Jason Lefferts is the communications director for the Massachusetts Health Connector, the state’s insurance marketplace. He describes how simple signing up for health insurance through the website should be.
“When its finished someone will be able to go online and in one sitting, complete the application, find out what level of subsidy they have, select a plan, make a payment and then the information would be sent to the insurance carrier,” said Lefferts.
But right now, Lefferts says that’s not the case.
“Overall, the IT system remains far from where it needs to be,” he said. “Key functionality has remained delayed and still not delivered. We also have issues with system performance that continues to struggle including recurring problems in account creation, login, slow performance, time outs, and random and sporadic error messages.”
The federal healthcare website was partly based on the commonwealth’s existing system created in 2006. In order to set up a software system that would streamline with the federal one under the Affordable Care Act, the Massachusetts Health Connector contracted CGI Group, a Montreal-based information technology company. Lefferts says the marketplace was hoping to be fully functional by October 1 as the state has paid $11 million of its $69 million contract with CGI so far.
“There are some milestones in the contract that they have to meet and when they meet those milestones then they get paid for that work,” Lefferts explained. “Some of those milestones have been delayed, they haven’t reached them and they don’t get paid for them until they get there.”
To make ends meet, the health connector has set up alternative in-house methods to enroll people in plans. Workers at the connector are determining subsidy levels and mailing the information to those seeking coverage so they can select a plan. Once a plan is chosen and a first-month’s premium paid, the connector sends the notification to the insurance carrier. Lefferts says all of these steps would be completed by enrollees in one sitting if the site was functioning properly.
“Under the old model, if you were applying for subsidized coverage you would have to fill out a paper application and then that would be reviewed,” he said. “So we are kind of going back to what we were doing in the past.”

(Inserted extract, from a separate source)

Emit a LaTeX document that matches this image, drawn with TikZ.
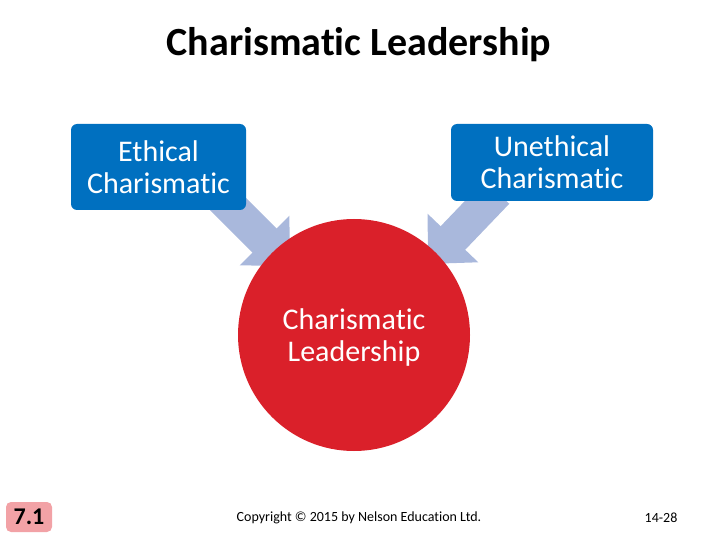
\documentclass[tikz,border=0pt]{standalone}
\usepackage{fontspec}
\setmainfont{Carlito}[Ligatures=NoCommon]
\usetikzlibrary{arrows.meta}
\definecolor{boxblue}{RGB}{0,112,192}
\definecolor{circred}{RGB}{218,32,42}
\definecolor{arrowblue}{RGB}{169,184,220}
\definecolor{tagpink}{RGB}{242,162,166}
\tikzset{
  catbox/.style={draw=none, fill=boxblue, rounded corners=6pt, text=white, align=center, font=\fontsize{30}{32}\selectfont, inner sep=0pt},
  blockarrow/.style={draw=arrowblue, line width=34pt, -{Triangle[width=68pt,length=36pt]}, arrowblue},
  footer/.style={font=\fontsize{14}{16}\selectfont, inner sep=0pt}
}
\begin{document}
\begin{tikzpicture}[x=1pt,y=-1pt]
\useasboundingbox (0,0) rectangle (720,540);
\node (title) at (359,45) {\fontsize{40}{46}\selectfont\bfseries Charismatic Leadership};
% arrows (behind)
\coordinate (la) at (220,196);
\coordinate (lt) at (290,266);
\coordinate (ra) at (497,192);
\coordinate (rt) at (428,264);
\draw[blockarrow] (la) -- (lt);
\draw[blockarrow] (ra) -- (rt);
% circle
\node[circle, fill=circred, minimum size=232pt, inner sep=0pt] (lead) at (354,335) {};
\node[text=white, align=center, font=\fontsize{30}{32}\selectfont, inner sep=0pt] (leadtext) at (354,338) {Charismatic\\Leadership};
% boxes
\node[catbox, minimum width=175pt, minimum height=86pt] (eth) at (158.5,167) {Ethical\\Charismatic};
\node[catbox, minimum width=202pt, minimum height=77pt] (uneth) at (552,162.5) {Unethical\\Charismatic};
% footer
\node[fill=tagpink, rounded corners=5pt, minimum width=46pt, minimum height=30pt, inner sep=0pt, font=\fontsize{24}{28}\selectfont\bfseries] (tag) at (29,517) {7.1};
\node[footer] (copy) at (359,518) {Copyright © 2015 by Nelson Education Ltd.};
\node[footer] (page) at (661,518) {14-28};
\end{tikzpicture}
\end{document}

Lefferts says since October 1, more than 44,000 people have signed up for health insurance through the state’s site. It has extended its enrollment deadline to December 31. Lefferts says connector and state health officials will meet on January 9 to address its contract options with CGI.
“Right now we’re holding the vendor accountable for their under-performance and we are going to continue to apply nonstop pressure to work to fix defects and improve performance,” said Lefferts.
Vermont’s Director of Health Care Reform Robin Lunge says the state has sent two letters to CGI withholding about $1 million for delivered services deemed not up to standard as well as liquidating additional money from its contract with the company.
“Our contract had a provision that said if you missed certain critical milestones then we will assess liquidated damages based on how long you were late,” Lunge explained. “The purpose there is to really provide a financial incentive for your contractor to deliver on time. We did assess those liquidated damages. They were $5.1 million.”
As of early December, Vermont had paid $18.6 million of its $82.6 million contract with CGI. Lunge says Vermont’s site is fully operational for individuals seeking coverage but is still testing functions that would allow small businesses’ to provide coverage for employees. In November, the state announced small businesses could extend their current plans through March 2014 or purchase Vermont’s health plans directly through private insurers in the mean time. Lunge says about 65,000 people eligible for the state plans have received some form of coverage and nearly 40,000 people have been enrolled through those small business options. Lunge says the state is also assessing its contract options with CGI.
“The governor has not been satisfied with CGI’s performance, but we do think the most important thing moving forward is getting our system up and running and getting Vermonters covered,” said Lunge.
Calls to CGI were not returned in time for broadcast. A CGI spokeswoman tells The Boston Globe the company is working to fix state websites, has already improved performance and intends to honor its contracts. The company is contracted with seven states and is one of many working on the federal government’s site.